>> BEGIN Data to process

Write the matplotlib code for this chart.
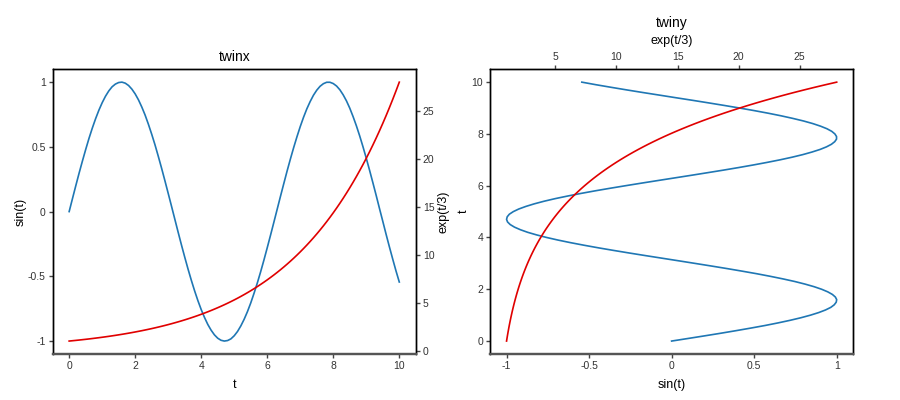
import matplotlib
matplotlib.use("Agg")
import matplotlib.pyplot as plt

plt.rcParams['font.family'] = ['Liberation Sans', 'DejaVu Sans']

# sampled values of the two curves (t in steps of 0.1)
t = [0.0, 0.1, 0.2, 0.3, 0.4, 0.5, 0.6, 0.7, 0.8, 0.9,
     1.0, 1.1, 1.2, 1.3, 1.4, 1.5, 1.6, 1.7, 1.8, 1.9,
     2.0, 2.1, 2.2, 2.3, 2.4, 2.5, 2.6, 2.7, 2.8, 2.9,
     3.0, 3.1, 3.2, 3.3, 3.4, 3.5, 3.6, 3.7, 3.8, 3.9,
     4.0, 4.1, 4.2, 4.3, 4.4, 4.5, 4.6, 4.7, 4.8, 4.9,
     5.0, 5.1, 5.2, 5.3, 5.4, 5.5, 5.6, 5.7, 5.8, 5.9,
     6.0, 6.1, 6.2, 6.3, 6.4, 6.5, 6.6, 6.7, 6.8, 6.9,
     7.0, 7.1, 7.2, 7.3, 7.4, 7.5, 7.6, 7.7, 7.8, 7.9,
     8.0, 8.1, 8.2, 8.3, 8.4, 8.5, 8.6, 8.7, 8.8, 8.9,
     9.0, 9.1, 9.2, 9.3, 9.4, 9.5, 9.6, 9.7, 9.8, 9.9, 10.0]
sin_t = [0.000, 0.100, 0.199, 0.296, 0.389, 0.479, 0.565, 0.644, 0.717, 0.783,
         0.841, 0.891, 0.932, 0.964, 0.985, 0.997, 1.000, 0.992, 0.974, 0.946,
         0.909, 0.863, 0.808, 0.746, 0.675, 0.598, 0.516, 0.427, 0.335, 0.239,
         0.141, 0.042, -0.058, -0.158, -0.256, -0.351, -0.443, -0.530, -0.612, -0.688,
         -0.757, -0.818, -0.872, -0.916, -0.952, -0.978, -0.994, -1.000, -0.996, -0.983,
         -0.959, -0.926, -0.883, -0.832, -0.773, -0.706, -0.631, -0.551, -0.465, -0.374,
         -0.279, -0.182, -0.083, 0.017, 0.117, 0.215, 0.312, 0.405, 0.494, 0.578,
         0.657, 0.729, 0.794, 0.850, 0.899, 0.938, 0.968, 0.988, 0.999, 0.999,
         0.989, 0.970, 0.941, 0.902, 0.855, 0.799, 0.734, 0.663, 0.585, 0.501,
         0.412, 0.319, 0.223, 0.125, 0.024, -0.075, -0.175, -0.272, -0.366, -0.458, -0.544]
exp_t = [1.000, 1.034, 1.069, 1.105, 1.143, 1.181, 1.221, 1.263, 1.306, 1.350,
         1.396, 1.443, 1.492, 1.543, 1.595, 1.649, 1.705, 1.763, 1.822, 1.884,
         1.948, 2.014, 2.082, 2.153, 2.226, 2.301, 2.379, 2.460, 2.543, 2.629,
         2.718, 2.810, 2.906, 3.004, 3.106, 3.211, 3.320, 3.433, 3.549, 3.669,
         3.794, 3.923, 4.055, 4.192, 4.335, 4.482, 4.634, 4.791, 4.953, 5.121,
         5.294, 5.473, 5.659, 5.851, 6.050, 6.255, 6.467, 6.686, 6.913, 7.147,
         7.389, 7.640, 7.898, 8.166, 8.443, 8.729, 9.025, 9.331, 9.647, 9.974,
         10.312, 10.662, 11.023, 11.397, 11.784, 12.183, 12.596, 13.023, 13.464, 13.920,
         14.392, 14.880, 15.385, 15.907, 16.445, 17.002, 17.579, 18.175, 18.791, 19.428,
         20.086, 20.767, 21.471, 22.199, 22.952, 23.730, 24.533, 25.365, 26.225, 27.114, 28.032]

t_ticks = [0, 2, 4, 6, 8, 10]
sin_ticks = [-1, -0.5, 0, 0.5, 1]
sin_ticklabels = ['-1', '-0.5', '0', '0.5', '1']
exp_ticks = [0, 5, 10, 15, 20, 25]

BLUE = '#1f77b4'
RED = '#e00000'
TICK_FS = 7.5
LAB_FS = 9

fig = plt.figure(figsize=(9, 4), dpi=100)
ax1 = fig.add_axes([0.0585, 0.115, 0.4035, 0.712])
ax3 = fig.add_axes([0.5445, 0.115, 0.4035, 0.712])


def style(ax):
    for s in ax.spines.values():
        s.set_linewidth(1.0)
        s.set_color('black')
    ax.spines['bottom'].set_color('#555555')
    ax.spines['bottom'].set_linewidth(1.6)
    ax.tick_params(direction='out', length=3, width=1, colors='#444444',
                   labelsize=TICK_FS, labelcolor='#333333', pad=2)


# twinx
ax1.plot(t, sin_t, color=BLUE, lw=1.2)
ax1.set_xticks(t_ticks)
ax1.set_yticks(sin_ticks)
ax1.set_yticklabels(sin_ticklabels)
ax1.set_xlabel('t', fontsize=LAB_FS, labelpad=6)
ax1.set_ylabel('sin(t)', fontsize=LAB_FS, labelpad=1)
ax1.set_title('twinx', fontsize=10, pad=6)
style(ax1)

ax2 = ax1.twinx()
ax2.plot(t, exp_t, color=RED, lw=1.2)
ax2.set_yticks(exp_ticks)
ax2.set_ylabel('exp(t/3)', fontsize=LAB_FS, labelpad=2)
style(ax2)

# twiny
ax3.plot(sin_t, t, color=BLUE, lw=1.2)
ax3.set_yticks(t_ticks)
ax3.set_xticks(sin_ticks)
ax3.set_xticklabels(sin_ticklabels)
ax3.set_xlabel('sin(t)', fontsize=LAB_FS, labelpad=6)
ax3.set_ylabel('t', fontsize=LAB_FS, labelpad=1)
style(ax3)

ax4 = ax3.twiny()
ax4.plot(exp_t, t, color=RED, lw=1.2)
ax4.set_xticks(exp_ticks[1:])
ax4.set_xlabel('exp(t/3)', fontsize=LAB_FS, labelpad=6)
ax4.set_title('twiny', fontsize=10, pad=6)
style(ax4)

fig.savefig('out.png', dpi=100)
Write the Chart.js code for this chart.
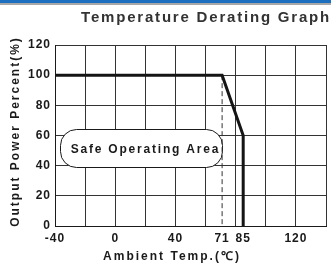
<!DOCTYPE html>
<html>
<head>
<meta charset="utf-8">
<script src="https://cdn.jsdelivr.net/npm/chart.js@4.4.1/dist/chart.umd.min.js"></script>
<style>
  html, body { margin: 0; padding: 0; background: #fff; }
  #wrap { width: 331px; height: 267px; }
</style>
</head>
<body>
<div id="wrap"><canvas id="deratingChart" width="331" height="267"></canvas></div>
<script>
// Derating curve (ambient temp -> output power %)
const curveTemps = [-40, 71, 85, 85];
const curvePower = [100, 100, 60, 0];
// dashed guide at the rated temperature
const guideTemps = [71, 71];
const guidePower = [100, 0];

// axis ticks
const xGridValues = [-40, -20, 0, 20, 40, 60, 71, 80, 85, 100, 120, 140];
const xTickLabels = [-40, 0, 40, 71, 85, 120];
const xNoGrid = [71, 85];
const yTickValues = [0, 20, 40, 60, 80, 100, 120];

// safe area label box (in data units)
const safeBoxX = [-37, 70.5];
const safeBoxY = [39, 64];

const chartTitle = 'Temperature Derating Graph';
const xTitle = 'Ambient Temp.(\u2103)';
const yTitle = 'Output Power Percent(%)';
const safeLabel = 'Safe Operating Area';

const FONT = "'Liberation Sans', Arial, sans-serif";
Chart.defaults.font.family = FONT;
Chart.defaults.color = '#222';

const decorPlugin = {
    id: 'decor',
    beforeDraw(chart) {
        const c = chart.ctx;
        c.save();
        c.fillStyle = '#fff';
        c.fillRect(0, 0, chart.width, chart.height);
        // header band
        c.fillStyle = '#1b6fbe';
        c.fillRect(0, 0, chart.width, 3);
        c.fillStyle = '#a8a8a8';
        c.fillRect(0, 3, chart.width, 2);
        c.restore();
        c.letterSpacing = '1px';
    },
    beforeDatasetsDraw(chart) {
        const c = chart.ctx;
        const xs = chart.scales.x, ys = chart.scales.y;
        const x0 = xs.getPixelForValue(safeBoxX[0]);
        const x1 = xs.getPixelForValue(safeBoxX[1]);
        const y0 = ys.getPixelForValue(safeBoxY[1]);
        const y1 = ys.getPixelForValue(safeBoxY[0]);
        c.save();
        c.beginPath();
        c.roundRect(Math.round(x0) + 0.5, Math.round(y0) + 0.5, Math.round(x1 - x0), Math.round(y1 - y0), 16);
        c.fillStyle = '#fff';
        c.fill();
        c.strokeStyle = '#1a1a1a';
        c.lineWidth = 1;
        c.stroke();
        c.fillStyle = '#1a1a1a';
        c.font = 'bold 12px ' + FONT;
        c.letterSpacing = '1.8px';
        c.textAlign = 'center';
        c.textBaseline = 'middle';
        c.fillText(safeLabel, (x0 + x1) / 2 + 5, (y0 + y1) / 2 + 1);
        c.restore();
    },
    afterDraw(chart) {
        const c = chart.ctx;
        const area = chart.chartArea;
        c.save();
        c.fillStyle = '#333';
        c.font = 'bold 15px ' + FONT;
        c.letterSpacing = '1.8px';
        c.textAlign = 'right';
        c.textBaseline = 'alphabetic';
        c.fillText(chartTitle, chart.width, 22);

        c.fillStyle = '#1a1a1a';
        c.font = 'bold 12px ' + FONT;
        c.letterSpacing = '2px';
        c.textAlign = 'center';
        c.textBaseline = 'middle';
        c.fillText(xTitle, 172, 257);

        c.translate(16, (area.top + area.bottom) / 2 - 4);
        c.rotate(-Math.PI / 2);
        c.fillText(yTitle, 0, 0);
        c.restore();
    }
};

const ctx = document.getElementById('deratingChart').getContext('2d');

new Chart(ctx, {
    type: 'scatter',
    data: {
        datasets: [
            {
                data: guideTemps.map((t, i) => ({ x: t, y: guidePower[i] })),
                showLine: true,
                borderColor: '#333',
                borderWidth: 1,
                borderDash: [5, 3],
                pointRadius: 0,
                order: 2
            },
            {
                data: curveTemps.map((t, i) => ({ x: t, y: curvePower[i] })),
                showLine: true,
                borderColor: '#151515',
                borderWidth: 3,
                borderJoinStyle: 'miter',
                pointRadius: 0,
                tension: 0,
                order: 1
            }
        ]
    },
    options: {
        responsive: false,
        animation: false,
        devicePixelRatio: 1,
        layout: { padding: { top: 45, right: 4, left: 0, bottom: 0 } },
        plugins: {
            legend: { display: false },
            tooltip: { enabled: false },
            title: { display: false }
        },
        scales: {
            x: {
                type: 'linear',
                min: -40,
                max: 140,
                afterBuildTicks: (scale) => {
                    scale.ticks = xGridValues.map(v => ({ value: v }));
                },
                afterFit: (scale) => { scale.height = 41; },
                ticks: {
                    autoSkip: false,
                    maxRotation: 0,
                    padding: 5,
                    color: '#1a1a1a',
                    font: { size: 12, weight: 'bold' },
                    callback: (v) => xTickLabels.includes(v) ? String(v) : ''
                },
                grid: {
                    drawTicks: false,
                    color: (c) => xNoGrid.includes(c.tick && c.tick.value) ? 'rgba(0,0,0,0)' : '#333',
                    lineWidth: 1
                },
                border: { color: '#1a1a1a', width: 1 }
            },
            y: {
                type: 'linear',
                min: 0,
                max: 120,
                afterBuildTicks: (scale) => {
                    scale.ticks = yTickValues.map(v => ({ value: v }));
                },
                afterFit: (scale) => { scale.width = 55; },
                ticks: {
                    padding: 4,
                    color: '#1a1a1a',
                    font: { size: 12, weight: 'bold' }
                },
                grid: {
                    drawTicks: false,
                    color: '#333',
                    lineWidth: 1
                },
                border: { color: '#1a1a1a', width: 1 }
            }
        }
    },
    plugins: [decorPlugin]
});
</script>
</body>
</html>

>> END Data to process

**What you have to do:** Start at the top of the entries and repeat each line exactly, ending at the line that contains "plt.rcParams['font.family'] = ['Liberation". Pictures are not part of the copy.

**Answer for this exercise:**
Write the matplotlib code for this chart.
import matplotlib
matplotlib.use("Agg")
import matplotlib.pyplot as plt

plt.rcParams['font.family'] = ['Liberation Sans', 'DejaVu Sans']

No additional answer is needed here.